The Gender Border Patrol

I’m cis –

Yeah sorry. About a lot of things. But anyway.

– and I never had to deal with a lot of the experiences I’m hearing about today. Some of them still echo in me, resonating with my childhood, with things I heard, with ideas I learned. One little story that sticks in my head, from a song.

They Might Be Giants - How Can I Sing Like a Girl?

This is a pretty weird song in a pretty weird album. I legit don’t know what it’s ‘about’ or if it’s about anything. They Might Be Giants do that sort of thing all the time and the songs on that same album also include the strangely horror-story driven Spiralling Shape and the mind controlling music of The Bells Are Ringing. It could be this song is about trans issues and I have no idea.

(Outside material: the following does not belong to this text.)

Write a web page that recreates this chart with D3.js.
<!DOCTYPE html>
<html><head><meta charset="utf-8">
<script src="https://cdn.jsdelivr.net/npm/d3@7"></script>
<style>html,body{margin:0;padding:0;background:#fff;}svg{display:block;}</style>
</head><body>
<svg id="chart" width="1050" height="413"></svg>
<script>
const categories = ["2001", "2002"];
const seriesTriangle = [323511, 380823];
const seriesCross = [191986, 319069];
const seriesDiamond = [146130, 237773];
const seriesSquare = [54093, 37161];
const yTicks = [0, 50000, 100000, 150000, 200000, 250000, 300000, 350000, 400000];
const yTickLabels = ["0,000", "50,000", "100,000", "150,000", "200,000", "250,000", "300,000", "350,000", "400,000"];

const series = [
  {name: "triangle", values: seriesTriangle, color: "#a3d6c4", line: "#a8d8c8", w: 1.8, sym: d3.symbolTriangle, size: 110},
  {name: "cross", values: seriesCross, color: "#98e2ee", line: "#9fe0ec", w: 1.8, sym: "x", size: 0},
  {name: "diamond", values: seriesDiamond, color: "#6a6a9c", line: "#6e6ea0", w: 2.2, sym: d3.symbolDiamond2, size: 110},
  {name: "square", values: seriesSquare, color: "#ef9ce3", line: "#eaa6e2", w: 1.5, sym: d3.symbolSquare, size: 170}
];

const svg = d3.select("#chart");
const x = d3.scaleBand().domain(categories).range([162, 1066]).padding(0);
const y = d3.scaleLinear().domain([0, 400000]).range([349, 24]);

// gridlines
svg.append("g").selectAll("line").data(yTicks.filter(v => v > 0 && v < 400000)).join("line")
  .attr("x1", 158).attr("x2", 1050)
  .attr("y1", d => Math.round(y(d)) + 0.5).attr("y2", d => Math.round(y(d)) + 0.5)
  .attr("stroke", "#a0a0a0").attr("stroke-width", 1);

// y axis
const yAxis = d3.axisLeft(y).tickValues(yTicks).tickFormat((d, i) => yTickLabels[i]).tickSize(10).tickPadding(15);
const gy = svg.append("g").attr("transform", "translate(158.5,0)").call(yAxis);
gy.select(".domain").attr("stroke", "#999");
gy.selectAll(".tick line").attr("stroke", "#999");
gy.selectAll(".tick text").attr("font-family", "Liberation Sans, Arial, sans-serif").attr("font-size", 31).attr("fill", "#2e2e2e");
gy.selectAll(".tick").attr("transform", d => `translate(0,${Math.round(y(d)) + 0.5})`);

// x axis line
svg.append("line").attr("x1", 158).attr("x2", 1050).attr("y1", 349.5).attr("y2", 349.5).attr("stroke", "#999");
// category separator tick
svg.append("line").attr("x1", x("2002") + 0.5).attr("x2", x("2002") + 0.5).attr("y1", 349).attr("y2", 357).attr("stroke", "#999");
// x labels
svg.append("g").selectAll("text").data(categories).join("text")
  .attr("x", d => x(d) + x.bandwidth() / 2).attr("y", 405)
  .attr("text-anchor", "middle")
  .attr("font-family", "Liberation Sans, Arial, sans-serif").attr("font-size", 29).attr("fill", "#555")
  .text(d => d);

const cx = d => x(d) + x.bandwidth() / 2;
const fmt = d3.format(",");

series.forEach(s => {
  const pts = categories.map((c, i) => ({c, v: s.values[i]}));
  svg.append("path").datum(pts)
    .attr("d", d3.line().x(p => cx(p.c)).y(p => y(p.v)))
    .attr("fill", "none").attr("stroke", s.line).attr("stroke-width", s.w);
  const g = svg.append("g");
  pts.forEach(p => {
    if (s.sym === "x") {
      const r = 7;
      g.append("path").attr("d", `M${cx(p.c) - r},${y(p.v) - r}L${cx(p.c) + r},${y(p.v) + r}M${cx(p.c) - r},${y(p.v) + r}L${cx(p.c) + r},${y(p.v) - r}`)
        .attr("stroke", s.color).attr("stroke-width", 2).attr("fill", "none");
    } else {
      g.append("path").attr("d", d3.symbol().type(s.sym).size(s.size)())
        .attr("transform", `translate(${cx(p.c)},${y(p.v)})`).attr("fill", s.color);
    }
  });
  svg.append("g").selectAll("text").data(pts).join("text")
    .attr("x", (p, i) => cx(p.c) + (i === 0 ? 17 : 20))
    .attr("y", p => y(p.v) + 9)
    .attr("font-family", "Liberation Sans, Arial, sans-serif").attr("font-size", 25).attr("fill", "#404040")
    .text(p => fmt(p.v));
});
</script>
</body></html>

But I heard this song as a kid, in the secret clandestine way we heard music in our home lives during that stage of my life, and I liked it as part of the album it was on, which I had taped from a friend of a friend’s CD in an overnight borrow that I had to return the day afterwards, no option.

You kids with your ipods, I swear.

Anyway, I heard this song a few times, in my bedroom. And thought nothing much of it. It was just weird – I mean I could sing ‘like a girl’ at the time, which in my mind meant that I was capable of singing soprano. I actually flatter my memory to think I had a really good soprano voice before my voice broke to its more boringness now – I know that to properly put my voice behind a song in choir and at church, I had to really go for it. I got accused of pride for this a few times, which I dunno. Probably true, in the world of sins. The point being that that was all it was to me: A song wondering about having a ‘girl’ voice.

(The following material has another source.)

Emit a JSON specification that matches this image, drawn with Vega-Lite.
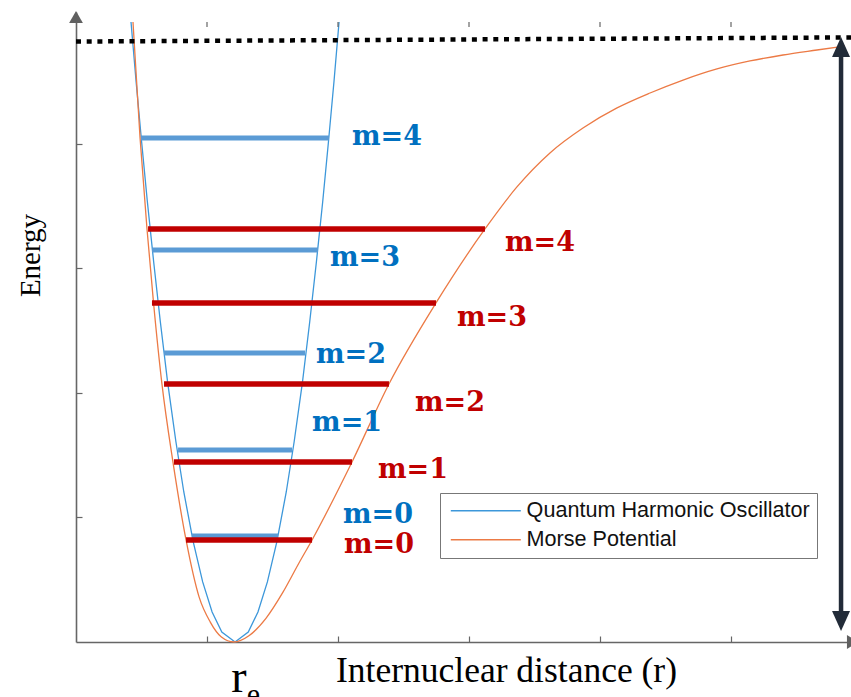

My sister, out of nowhere, at a family dinner, brought it up as if it was pornography.

The idea that this song was somehow obscene and disgusting was brought up and talked about. My parents didn’t know what the song was – so they relied on my sister telling them about it. I remember being confused and stunned by it – and finally being given the advice I should never sing that song.

Now I’m a cis boy.

But how fucking patrolled is that gender boundary? How utterly weird is it that a half-memory of a song I didn’t understand that just used the phrase ‘like a girl’ was something my family thought was important enough that my sister ratted me out about it? When I didn’t know I’d done anything wrong?

Also probably the first place I heard the word ‘objectified.’

I can’t imagine how awful the life I’d led would have been for someone who, in addition to the problems I had with violence and identity and want and self-acceptance, was struggling with being told their gender was wrong, and they were stuck with it. I can’t imagine being that cruel to someone who was doing nothing wrong. I can’t imagine it because we make that action, the policing of gender, a tiny invisible action we all do every day, so none of us notice when we do it.